Based on the results shown in Figure 3 and Figure 4, the experiment was carried out at a methanol-to-oil molar ratio of 7 with 2.0 g of calcium diglyceroxide to investigate the influence of various rotation speeds of 5000, 6000, 7000, 8000 and 9000 rpm. Figure 5 demonstrates that the conversion rate of biodiesel escalated with incremental increases in the rotation speed. The reactants did not fully react at the low rotation speed of 5000 rpm; thus, the conversion rate was sustained at 40.04%. On the other hand, when the rotation speed was elevated from 6000 to 9000 rpm, the conversion rate was significantly enhanced from 56.68 to 63.84%. A homogenizer was used as the hydrodynamic cavitation reactor [30]. Based on the structure of the homogenizer, the narrow gap on the probe results in the generation of a cavity force and shear force, which have the ability to microminiaturize the waste cooking oil, methanol, and the calcium diglyceroxide catalyst. The enhanced contact area and homogeneous mixing significantly increased the conversion rate. Therefore, according to the result shown in Figure 5, the conversion rate increased as the number of revolutions increased. At a rotational speed of 9000 rpm, the conversion was 63.84%, which was higher than the conversion rate at 7000 rpm (56.68%) or 8000 rpm (57.32%). However, taking into consideration the homogenizer overheating problem and the issue of reducing energy consumption, we concluded that the most suitable rotation speed is 7000 rpm for the experiments. In the subsequent experiments, the rotation speed was fixed at 7000 rpm to optimize the conditions for the highest transesterification rate.

3.4. Effect of Reaction Temperature on the Conversion Rate of Biodiesel

The experiment was conducted with a methanol-to-oil molar ratio of 7, 2.0 g of calcium diglyceroxide, a rotation speed of 7000 rpm, with various reaction temperatures of 50, 55, 60, 65 and 70 °C. Figure 6 shows that an increase in reaction temperature from 50 and 65 °C caused an obvious increase in conversion, but the conversion slightly decreased with a further increase in the reaction temperature at 70 °C. Since the conversion rates were 38.42 and 43.31% at 50 and 55 °C, respectively, it was inferred that the system did not react completely.

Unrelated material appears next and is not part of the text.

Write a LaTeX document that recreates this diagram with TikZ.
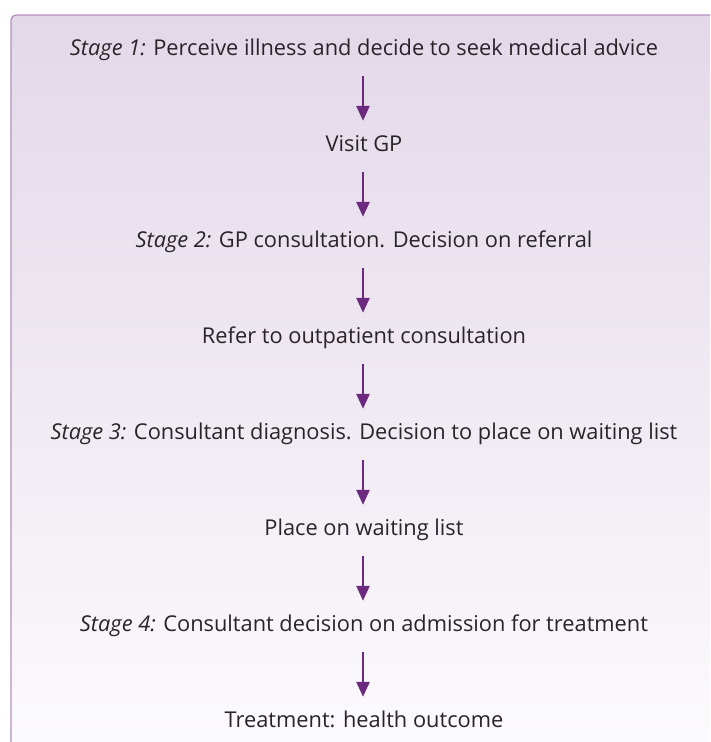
\documentclass[tikz,border=0pt]{standalone}
\usepackage{fontspec}
\setmainfont{Open Sans}
\usetikzlibrary{arrows.meta}
\definecolor{boxtop}{RGB}{227,216,232}
\definecolor{boxbot}{RGB}{252,251,253}
\definecolor{boxline}{RGB}{180,141,192}
\definecolor{arrowcol}{RGB}{107,42,128}
\definecolor{txtcol}{RGB}{40,36,40}
\tikzset{
  stagetext/.style={anchor=base, inner sep=0pt, text height=15pt, text depth=5pt,
    font=\fontsize{21.8}{24}\selectfont, text=txtcol},
  flowarrow/.style={draw=arrowcol, line width=2.6pt,
    -{Triangle[length=15pt,width=13pt]}, shorten <=16pt, shorten >=15pt},
}
\begin{document}
\begin{tikzpicture}[x=1pt,y=-1pt]
\useasboundingbox (0,0) rectangle (710,742);
\clip (0,0) rectangle (710,742);
\shade[top color=boxtop, bottom color=boxbot, rounded corners=5pt]
  (11,15) rectangle (730,760);
\draw[boxline, line width=1.3pt, rounded corners=5pt]
  (11,760) -- (11,15) -- (730,15);
\node[stagetext] (s1) at (364,55) {\textit{Stage 1:} Perceive illness and decide to seek medical advice};
\node[stagetext] (gp) at (364,151) {Visit GP};
\node[stagetext] (s2) at (364,247) {\textit{Stage 2:} GP consultation. Decision on referral};
\node[stagetext] (ref) at (364,343) {Refer to outpatient consultation};
\node[stagetext] (s3) at (364,439) {\textit{Stage 3:} Consultant diagnosis. Decision to place on waiting list};
\node[stagetext] (wl) at (364,535) {Place on waiting list};
\node[stagetext] (s4) at (364,631) {\textit{Stage 4:} Consultant decision on admission for treatment};
\node[stagetext] (tr) at (364,727) {Treatment: health outcome};
\foreach \a/\b in {s1/gp, gp/s2, s2/ref, ref/s3, s3/wl, wl/s4, s4/tr}
  \draw[flowarrow] (\a.south -| 363,0) -- (\b.north -| 363,0);
\end{tikzpicture}
\end{document}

When the system temperature reached to 60 °C, the conversion rate significantly increased to 57.18%. Furthermore, the conversion obtained was 59.46% at 65 °C, which is slightly above the boiling point of methanol of 64.7 °C. The phase transformation from liquid to vapor causes disturbance in the system and agitates the reaction, which is known as cavitation formation. Also, increasing temperatures lead to lower viscosity in the oil phase and therefore, promotes the miscibility of the reactants. However, overheating leads to the vaporization of the methanol, which is seen as the dampening of the cavitational effect [31]. Thus, when the reaction temperature was increased to 70 °C, the conversion rate slightly deceased to 57.93%. In this experiment, it was concluded that at a temperature of 65 °C, the transesterification reaction exhibited the best performance.

3.5. Effect of Reaction Period on the Conversion Rate of Biodiesel

The reaction period is also a critical aspect of a chemical reaction. The experiment was performed under the following conditions: a methanol-to-oil molar ratio of 7, 2.0 g calcium diglyceroxide, a rotation speed of 7000 rpm, a reaction temperature of 65 °C, with and various reaction periods of 30, 45, 60, 75 and 90 min. Figure 7 demonstrates that the trend leveled steadily with the prolongation of the reaction time. When the reaction period was 30 min, the conversion rate was 59.46%. During the transesterification reaction, a longer reaction time provided more opportunities for collision between the reactants and the catalyst. Finally, the conversion rate of biodiesel reached its highest point, 77.24%, when the reaction period was set at 90 min. Based on the results, 90 min was considered to be the most suitable reaction time.

4. Conclusions

The main contribution of this study is the achievement of a rapid, high efficiency method for producing biodiesel from waste cooking oil using a homogenizer and a calcium diglyceroxide catalyst. An effective calcium diglyceroxide catalyst was synthesized from calcium oxide through the use of a homogenizer. Also, calcium diglyceroxide significantly promoted the transesterification reaction, where the results indicated a higher conversion to biodiesel than was the case with calcium oxide. A high-speed homogenizer was proven to play an important role in not only the promotion of calcium diglyceroxide synthesis but also in the acceleration of the transesterification process. In addition, different controllable factors in the transesterification reaction were investigated. It was concluded that the reaction condition was optimized at a methanol-to-oil molar ratio 7, with 2.0 g calcium diglyceroxide, a rotation speed of 7000 rpm, a reaction temperature of 65 °C, and a reaction period of 90 min. Making good use of WCO as the raw material for biodiesel production greatly reduces expenses and excess pollution as well. It is noteworthy that the choice of a combination of waste cooking oil, a homogenizer and a calcium diglyceroxide catalyst creates a potentially viable technology for waste treatment and industrial scale-up processes, thus supporting commercialization of biodiesel into the market.